Yeah, in general I think a variation just means "this is a way things were done by someone at some point." In practice we might not get around to adding all of them, but especially for older cases there's a ton of variation that is worth including.

flooie commented 3 years ago

This is very helpful. Thanks for the quick reply @jcushman.

Just to clarify one point, I was contemplating using the regex patterns to "cleanup" which I think would still work here. For example (using a partial regex pattern for LA), instead of using (?P<volume>\d{2,4}) one could do something like this (\d{2})?(?P<volume>\d{2}) It would truncate the volume identifier while still parsing out the citation?

I'm not saying I like it, I'm mostly spitballing.

mlissner commented 3 years ago

Yeah, tricky. Normally I'd look at this, note that it's a docket number, say it's not a citation, and urge us to move on. Alas, they're using them as citations and I think the point @flooie is making is that they're effectively neutral citations. Something we try to support. But dang they're being weird and inconsistent.

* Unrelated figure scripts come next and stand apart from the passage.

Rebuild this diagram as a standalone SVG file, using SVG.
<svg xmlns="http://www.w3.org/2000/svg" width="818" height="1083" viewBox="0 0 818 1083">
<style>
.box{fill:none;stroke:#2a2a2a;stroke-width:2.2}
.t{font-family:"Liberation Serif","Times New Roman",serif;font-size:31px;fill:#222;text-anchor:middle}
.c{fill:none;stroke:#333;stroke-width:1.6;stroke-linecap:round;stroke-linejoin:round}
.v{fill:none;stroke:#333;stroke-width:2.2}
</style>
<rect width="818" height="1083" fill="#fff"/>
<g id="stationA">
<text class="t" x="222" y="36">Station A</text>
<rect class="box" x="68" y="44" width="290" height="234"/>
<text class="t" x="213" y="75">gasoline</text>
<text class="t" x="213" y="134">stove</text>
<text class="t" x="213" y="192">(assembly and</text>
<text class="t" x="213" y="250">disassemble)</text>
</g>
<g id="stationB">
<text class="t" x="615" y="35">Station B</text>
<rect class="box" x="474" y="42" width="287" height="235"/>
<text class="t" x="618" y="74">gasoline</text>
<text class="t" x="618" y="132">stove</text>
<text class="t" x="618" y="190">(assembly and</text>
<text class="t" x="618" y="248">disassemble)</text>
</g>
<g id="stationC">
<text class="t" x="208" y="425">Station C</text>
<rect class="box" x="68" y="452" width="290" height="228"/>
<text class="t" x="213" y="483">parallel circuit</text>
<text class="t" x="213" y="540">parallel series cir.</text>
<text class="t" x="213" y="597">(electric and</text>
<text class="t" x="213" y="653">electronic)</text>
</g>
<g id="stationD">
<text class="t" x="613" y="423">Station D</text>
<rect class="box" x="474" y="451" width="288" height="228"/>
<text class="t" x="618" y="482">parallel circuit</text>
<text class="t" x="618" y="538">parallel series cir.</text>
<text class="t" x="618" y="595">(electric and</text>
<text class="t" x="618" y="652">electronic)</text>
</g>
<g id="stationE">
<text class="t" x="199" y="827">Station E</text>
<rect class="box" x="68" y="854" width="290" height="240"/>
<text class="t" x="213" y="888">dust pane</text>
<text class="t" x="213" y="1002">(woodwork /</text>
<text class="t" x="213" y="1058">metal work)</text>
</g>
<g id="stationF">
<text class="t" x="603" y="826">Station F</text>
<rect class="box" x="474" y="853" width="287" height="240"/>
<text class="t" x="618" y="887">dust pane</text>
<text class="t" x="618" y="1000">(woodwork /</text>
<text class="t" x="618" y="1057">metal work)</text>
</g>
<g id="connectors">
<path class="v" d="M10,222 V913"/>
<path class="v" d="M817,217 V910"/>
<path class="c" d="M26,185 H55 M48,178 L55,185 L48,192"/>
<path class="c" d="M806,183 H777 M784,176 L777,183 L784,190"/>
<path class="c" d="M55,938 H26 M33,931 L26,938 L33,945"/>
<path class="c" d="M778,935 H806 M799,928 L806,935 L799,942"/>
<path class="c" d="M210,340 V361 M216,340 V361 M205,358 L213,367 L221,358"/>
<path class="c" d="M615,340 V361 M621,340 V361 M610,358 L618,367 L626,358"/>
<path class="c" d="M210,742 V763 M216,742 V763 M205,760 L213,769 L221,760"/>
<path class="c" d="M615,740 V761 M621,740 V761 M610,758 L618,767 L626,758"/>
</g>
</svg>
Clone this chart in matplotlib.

Should we be mislabeling docket filing order as page number (kind of the practice for neutral citations I guess).

This feels fine-enough to me.

Its noted that some judges just do what they want and use four digit years in opinions -is practice of certain judges enough to justify a variation...

Agree with @jcushman.

How do we handle multiple docket numbers in the citation - like the first example above?

I kind of feel like this is another reason to say sorry to the Louisiana folks, particularly if there is typically a parallel citation being used, as in your examples. I think since we have the docket number in our docket table (and we've seen that docket numbers are always a mess), I'm kind of OK just leaving these out of eyecite for the time being and to not catch these.

This question tilts me in that direction too:

Should the reporters-db (with eyecite) parse citation strings into "proper" citation.

Finally:

If lexis, west etc. have lots of incorrect citation formats in their system, does that make them worth citing as a variation in reporters-db or should we fix their formats and then add them to our system.

¿Por qué no los dos? I think we should add variations for any that occur more than a couple times, and then correct them as we put them in our system. That's been our historical approach.

It's another question if the citation is wrong. I think we saw one of those awhile back, and it was indeed a epistemological question.